A tous ceux qui brandissent « l’Égalité » comme argument d’autorité, nous pouvons aujourd’hui demander « mais de quelle égalité parlez-vous ? ». Il existe plusieurs façons de concevoir l’égalité en France, parmi lesquelles un nouveau concept apparu dans la loi Égalité Femmes-Hommes: l’égalité dite « intégrée ». Nous connaissions l’égalité devant la loi, nous connaissions l’égalité de fait, mais qu’est-ce qu’une égalité intégrée ?
La première conception historique de la notion d’Égalité en France, c’est l’égalité devant la loi. Il s’agit d’un principe juridique énoncé dans l’article 6 de la Déclaration des Droits de l’Homme et du Citoyen : « la loi (…) doit être la même pour tous, soit qu’elle protège, soit qu’elle punisse. Tous les citoyens étant égaux à ses yeux sont également admissibles à toutes dignités, places et emplois publics, selon leur capacité, et sans autre distinction que celle de leurs vertus et de leurs talents ». L’application brute de ce principe a dans un premier temps entraîné la suppression de droits protecteurs envers les femmes, comme par exemple les facilités d’accès aux postes de la fonction publique pour les mères de famille. En conséquence, en 1982, le Conseil Constitutionnel avait jugé anticonstitutionnelle la politique paritaire des quotas.
Petit à petit, le législateur opère un glissement : l’égalité devient une finalité. Pour marcher vers une « égalité de fait », il se sert désormais de discriminations dites « positives ». Depuis une décision du 9 avril 1996 du Conseil Constitutionnel, une limite et exception au principe juridique d’Égalité rend possibles ces discriminations, pourvu qu’elles répondent à « l’intérêt général ». La décision stipule en effet que « le principe d’égalité ne s’oppose ni à ce que le législateur règle de façon différente des situations objectivement différentes, ni à ce qu’il déroge à l’égalité pour des raisons d’intérêt général ». Désormais, des discriminations légales entre hommes et femmes sont possibles.
Le projet de loi de Najat Vallaud-Belkacem marque une troisième étape, nouvelle version de l’égalité inconnue jusqu’alors : l’égalité dite « intégrée » qui combine égalité devant la loi et égalité de fait. La fin (égalité devant la loi) et les moyens (égalité de fait) sont confondus, le contexte politique permettant seul de trancher et de donner la primauté à telle ou telle version de l’égalité. Loin de résoudre la contradiction entre égalité de droit et égalité de fait cette « égalité intégrée » est un nouveau système dont la clef de voûte repose sur une interprétation idéologique, caractéristique d’un système de pensée à tendance totalitaire.

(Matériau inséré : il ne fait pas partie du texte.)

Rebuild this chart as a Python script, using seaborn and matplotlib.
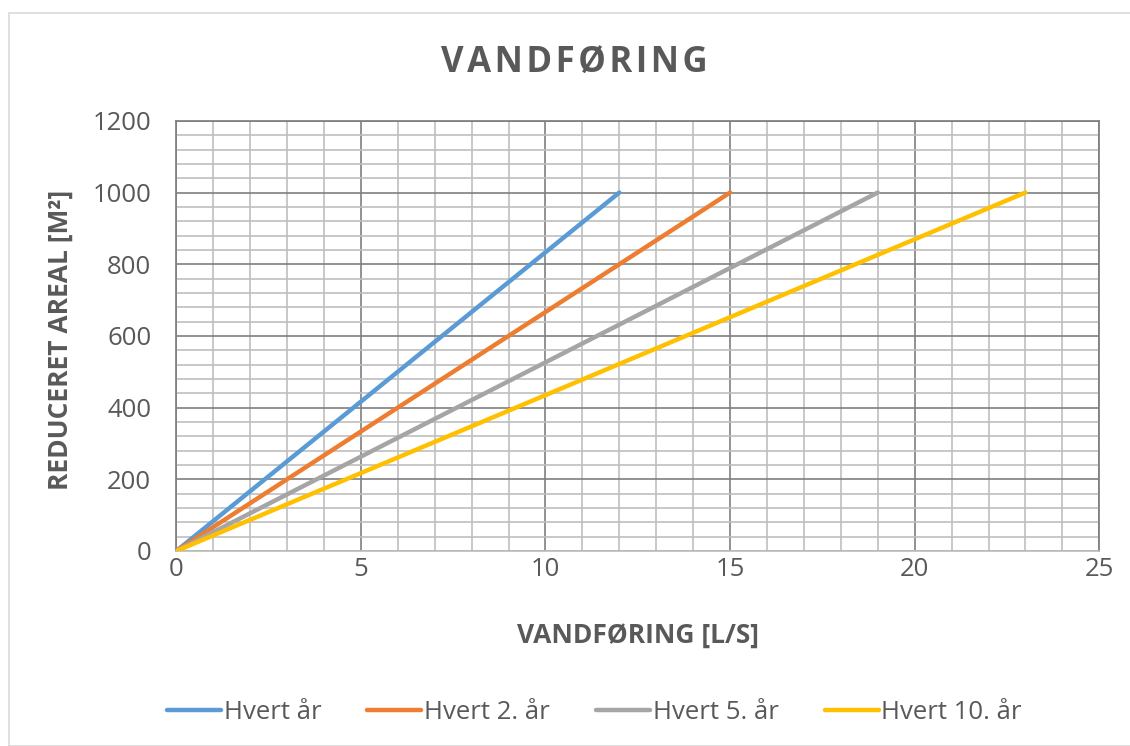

Nous ne voulons pas d’un principe d’égalité devenu le masque d’une idéologie qui pourra s’appliquer dans la coercition et le mensonge. Et si nous envisagions les choses autrement ? L’égalité devant la loi est inefficiente lorsqu’il s’agit de protéger les femmes de violences physiques ou de proposer des solutions concrètes aux femmes que leur condition sexuée place en situation précaire – en raison notamment de la maternité. Nous proposons le principe des inégalités protectrices, méthode réaliste et concrète permettant d’appliquer à des situations différentes des traitements différents. Ces inégalités protectrices doivent être pratiquées en vue de l’intérêt général, trouver leur limite dans l’objectivité des différences de situation, et n’être qu’une exception à l’égalité devant la loi. La différence sexuelle peut, dans des situations concrètes et objectives comme la maternité, ou encore le constat réaliste de la fragilité physique de la femme en cas de violences, fonder des mesures protectrices inégalitaires.